In his opening remarks, our Director General Pema Gyamtsho said that women use cross-border trade to supplement family income but most of this trade occurs at an informal level. He underscored the need for HKH member countries to enact flexible visa regulations. “There is a need to have HKH brands and common certification systems, particularly geographical indication (GI) for niche mountain products. This will enable growers and producers to compete in international markets. ICIMOD would be happy to facilitate the process of cross-border trade in the HKH within the frame of law,” he added.
Bipul Chatterjee, Executive Director, CUTS International noted that women traders in the HKH region face multiple challenges and their economic activities have faced severe disruption due to the COVID-19 pandemic.
Veena Vidyadharan, Fellow, CUTS International shared the preliminary findings of the study and highlighted major external shocks that affect business activities of women – seasonal nature of business, extreme events and natural disasters, geopolitical tensions, poor transportation, and the recent pandemic. Vidyadharan recommended capacity building of women entrepreneurs and traders for promoting niche products such as chiuri ghee (from the Indian butter tree), large cardamom, beeswax, sea buckthorn, and scorpion grass, and local art and handicrafts such as Aipan art and handmade carpets.
Women entrepreneurs from HKPL, KL, KSL, and the Far Eastern Himalaya also shared their experiences in trade before and after the COVID-19 pandemic, mentioning also that women traders who relied on exhibitions and trade fairs suffered heavy financial losses due to COVID-19 and travel restrictions. Our colleague Kamala Gurung, Gender and Natural Resource Management Specialist led this session.

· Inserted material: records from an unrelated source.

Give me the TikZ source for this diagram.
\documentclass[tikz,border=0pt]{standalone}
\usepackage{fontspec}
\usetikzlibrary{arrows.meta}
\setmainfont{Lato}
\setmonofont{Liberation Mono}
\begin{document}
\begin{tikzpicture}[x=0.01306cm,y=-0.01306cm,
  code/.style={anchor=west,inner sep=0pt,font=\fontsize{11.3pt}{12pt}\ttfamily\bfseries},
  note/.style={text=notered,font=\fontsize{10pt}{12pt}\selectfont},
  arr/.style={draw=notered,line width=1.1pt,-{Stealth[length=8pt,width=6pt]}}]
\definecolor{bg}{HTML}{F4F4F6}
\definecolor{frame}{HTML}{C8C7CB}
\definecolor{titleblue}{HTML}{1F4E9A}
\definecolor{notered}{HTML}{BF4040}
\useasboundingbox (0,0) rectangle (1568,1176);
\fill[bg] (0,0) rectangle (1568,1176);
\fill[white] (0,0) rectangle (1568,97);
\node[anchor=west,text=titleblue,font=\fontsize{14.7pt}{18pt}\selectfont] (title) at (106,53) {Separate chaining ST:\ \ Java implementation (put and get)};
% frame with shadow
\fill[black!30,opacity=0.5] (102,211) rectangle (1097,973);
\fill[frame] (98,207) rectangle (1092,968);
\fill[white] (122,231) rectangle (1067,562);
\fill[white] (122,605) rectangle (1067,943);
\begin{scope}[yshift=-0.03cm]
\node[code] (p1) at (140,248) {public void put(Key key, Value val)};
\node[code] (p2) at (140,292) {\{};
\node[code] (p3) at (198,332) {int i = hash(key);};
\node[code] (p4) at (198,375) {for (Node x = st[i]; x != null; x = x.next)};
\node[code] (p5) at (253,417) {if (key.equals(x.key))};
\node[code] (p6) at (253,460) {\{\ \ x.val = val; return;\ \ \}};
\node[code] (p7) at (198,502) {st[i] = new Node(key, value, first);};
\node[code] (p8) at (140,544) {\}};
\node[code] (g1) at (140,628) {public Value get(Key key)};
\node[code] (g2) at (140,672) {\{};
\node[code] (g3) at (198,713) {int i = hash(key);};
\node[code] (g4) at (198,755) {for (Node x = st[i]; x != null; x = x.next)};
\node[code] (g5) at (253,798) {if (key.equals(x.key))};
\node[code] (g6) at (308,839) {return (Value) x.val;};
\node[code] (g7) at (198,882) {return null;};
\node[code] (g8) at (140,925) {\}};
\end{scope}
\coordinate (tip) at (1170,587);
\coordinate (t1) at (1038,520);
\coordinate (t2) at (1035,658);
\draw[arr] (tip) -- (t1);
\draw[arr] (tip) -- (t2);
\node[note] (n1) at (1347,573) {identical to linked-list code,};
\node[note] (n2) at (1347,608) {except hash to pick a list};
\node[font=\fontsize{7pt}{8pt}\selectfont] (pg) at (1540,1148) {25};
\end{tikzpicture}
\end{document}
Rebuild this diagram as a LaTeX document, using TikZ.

Bipul Chatterjee moderated the second panel discussion and he asked panelists to suggest how the business environment could be made more enabling for women entrepreneurs and whether informal businesses should be formalized. The panelists included Mozammil Shinwari, Executive Director, Organization for Economic Studies and Peace, Afghanistan; Kunzang Lhamu, Director General, Department of Employment and Human Resources, Ministry of Labour and Human Resources, Bhutan; Pankaj Tewari, Executive Director, Aarohi, Uttarakhand, India; and Reeta Simha, President, Federation of Woman Entrepreneurs’ Associations of Nepal, Nepal.
The discussion was followed by Q&A session and concluding remarks by our Senior Gender Specialist colleague Chanda Gurung Goodrich.